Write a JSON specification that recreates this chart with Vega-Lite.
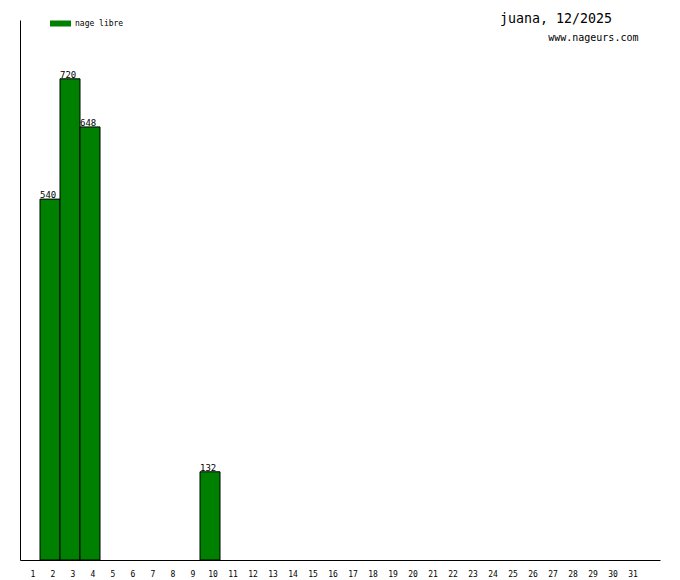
{
  "$schema": "https://vega.github.io/schema/vega-lite/v6.json",
  "autosize": "none",
  "width": 640,
  "height": 540,
  "padding": {"left": 20, "top": 20, "right": 20, "bottom": 20},
  "background": "white",
  "title": {
    "text": "juana, 12/2025",
    "subtitle": "\u200b\u00a0\u00a0\u00a0\u00a0\u00a0\u00a0\u00a0\u00a0www.nageurs.com",
    "anchor": "start",
    "frame": "group",
    "dx": 480,
    "offset": -30,
    "font": "DejaVu Sans Mono",
    "fontSize": 13.3,
    "fontWeight": "normal",
    "color": "black",
    "subtitleFont": "DejaVu Sans Mono",
    "subtitleFontSize": 10,
    "subtitleColor": "black",
    "subtitlePadding": 8
  },
  "data": {
    "values": [
      {"day": 2, "distance": 540, "style": "nage libre"},
      {"day": 3, "distance": 720, "style": "nage libre"},
      {"day": 4, "distance": 648, "style": "nage libre"},
      {"day": 10, "distance": 132, "style": "nage libre"}
    ]
  },
  "config": {
    "view": {"stroke": null},
    "font": "DejaVu Sans Mono"
  },
  "encoding": {
    "x": {
      "field": "day",
      "type": "ordinal",
      "scale": {
        "domain": [1,2,3,4,5,6,7,8,9,10,11,12,13,14,15,16,17,18,19,20,21,22,23,24,25,26,27,28,29,30,31,32],
        "paddingInner": 0,
        "paddingOuter": 0
      },
      "axis": {
        "title": null,
        "values": [1,2,3,4,5,6,7,8,9,10,11,12,13,14,15,16,17,18,19,20,21,22,23,24,25,26,27,28,29,30,31],
        "labelAngle": 0,
        "ticks": false,
        "labelPadding": 10,
        "labelFont": "DejaVu Sans Mono",
        "labelFontSize": 8,
        "labelColor": "black",
        "domainColor": "black",
        "domainWidth": 1,
        "labelOffset": 3
      }
    },
    "y": {
      "field": "distance",
      "type": "quantitative",
      "scale": {"domain": [0, 808], "nice": false},
      "axis": {
        "title": null,
        "labels": false,
        "ticks": false,
        "grid": false,
        "domainColor": "black",
        "domainWidth": 1
      }
    }
  },
  "layer": [
    {
      "mark": {"type": "bar", "stroke": "black", "strokeWidth": 1, "fill": "#008000"},
      "encoding": {
        "color": {
          "field": "style",
          "type": "nominal",
          "scale": {"range": ["#008000"]},
          "legend": {
            "title": null,
            "orient": "none",
            "legendX": 30,
            "legendY": -7,
            "padding": 0,
            "symbolType": "M-1,-0.286H1V0.286H-1Z",
            "symbolSize": 441,
            "symbolStrokeWidth": 0,
            "labelFont": "DejaVu Sans Mono",
            "labelFontSize": 8,
            "labelColor": "black",
            "labelOffset": 4
          }
        }
      }
    },
    {
      "mark": {"type": "text", "align": "left", "baseline": "bottom", "dy": 1, "font": "DejaVu Sans Mono", "fontSize": 9, "color": "black"},
      "encoding": {
        "x": {"field": "day", "type": "ordinal", "bandPosition": 0},
        "text": {"field": "distance", "type": "quantitative"}
      }
    }
  ]
}
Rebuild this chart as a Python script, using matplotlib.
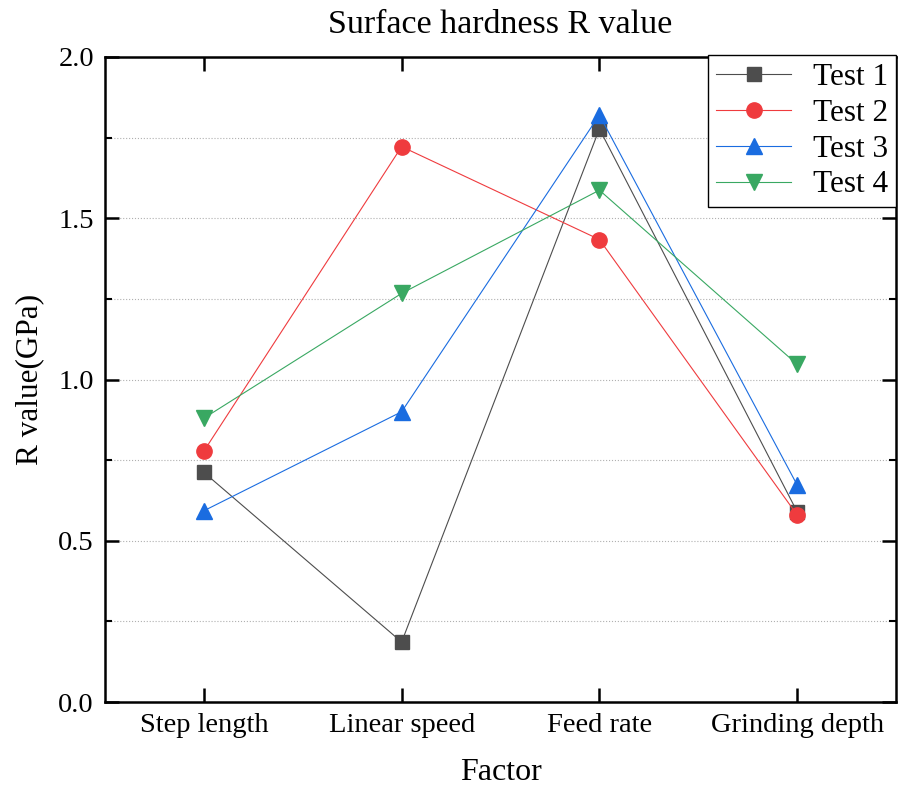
import matplotlib
matplotlib.use("Agg")
import matplotlib.pyplot as plt
from matplotlib.ticker import MultipleLocator, FormatStrFormatter

categories = ["Step length", "Linear speed", "Feed rate", "Grinding depth"]
test1 = [0.712, 0.186, 1.777, 0.590]
test2 = [0.778, 1.722, 1.434, 0.580]
test3 = [0.593, 0.900, 1.820, 0.673]
test4 = [0.880, 1.267, 1.587, 1.047]
series_names = ["Test 1", "Test 2", "Test 3", "Test 4"]

plt.rcParams['font.family'] = ['Liberation Serif', 'DejaVu Serif']

fig = plt.figure(figsize=(8.99, 7.88), dpi=100)
ax = fig.add_axes([0.1168, 0.1091, 0.8799, 0.8186])

styles = [
    dict(color="#4d4d4d", marker="s", ms=10),
    dict(color="#ef3b3e", marker="o", ms=11),
    dict(color="#1a6ce0", marker="^", ms=12),
    dict(color="#39a862", marker="v", ms=12),
]
x = list(range(len(categories)))
for data, name, st in zip([test1, test2, test3, test4], series_names, styles):
    ax.plot(x, data, color=st["color"], lw=0.8, marker=st["marker"],
            markersize=st["ms"], markerfacecolor=st["color"],
            markeredgecolor=st["color"], label=name, zorder=3)

ax.set_xlim(-0.5, 3.5)
ax.set_ylim(0, 2.0)
ax.set_xticks(x)
ax.set_xticklabels(categories, fontsize=20.5)
ax.yaxis.set_major_locator(MultipleLocator(0.5))
ax.yaxis.set_minor_locator(MultipleLocator(0.25))
ax.yaxis.set_major_formatter(FormatStrFormatter('%.1f'))
ax.tick_params(axis='y', labelsize=20.5)
ax.tick_params(which='major', direction='in', length=10, width=1.8,
               top=True, right=True, pad=8)
ax.tick_params(which='minor', direction='in', length=5, width=1.5,
               right=True)
ax.grid(True, axis='y', which='both', linestyle=':', color='#b0b0b0', lw=0.8)
for s in ax.spines.values():
    s.set_linewidth(1.8)

ax.set_title("Surface hardness R value", fontsize=24.5, pad=17)
ax.set_xlabel("Factor", fontsize=23, labelpad=14)
ax.set_ylabel("R value(GPa)", fontsize=22.5, labelpad=10)

leg = ax.legend(loc='upper right', fontsize=22.5, frameon=True, fancybox=False,
                edgecolor='black', framealpha=1, borderaxespad=0.0,
                handlelength=2.4, handletextpad=0.7, borderpad=0.25,
                labelspacing=0.22, bbox_to_anchor=(1.0, 1.003))
leg.get_frame().set_linewidth(1.0)

fig.savefig("out.png", dpi=100)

WRITTEN REQUEST ::
Copy out every line of the data that includes "matplotlib".

EXERCISE ANSWER ::
Rebuild this chart as a Python script, using matplotlib.
import matplotlib
matplotlib.use("Agg")
import matplotlib.pyplot as plt
from matplotlib.ticker import MultipleLocator, FormatStrFormatter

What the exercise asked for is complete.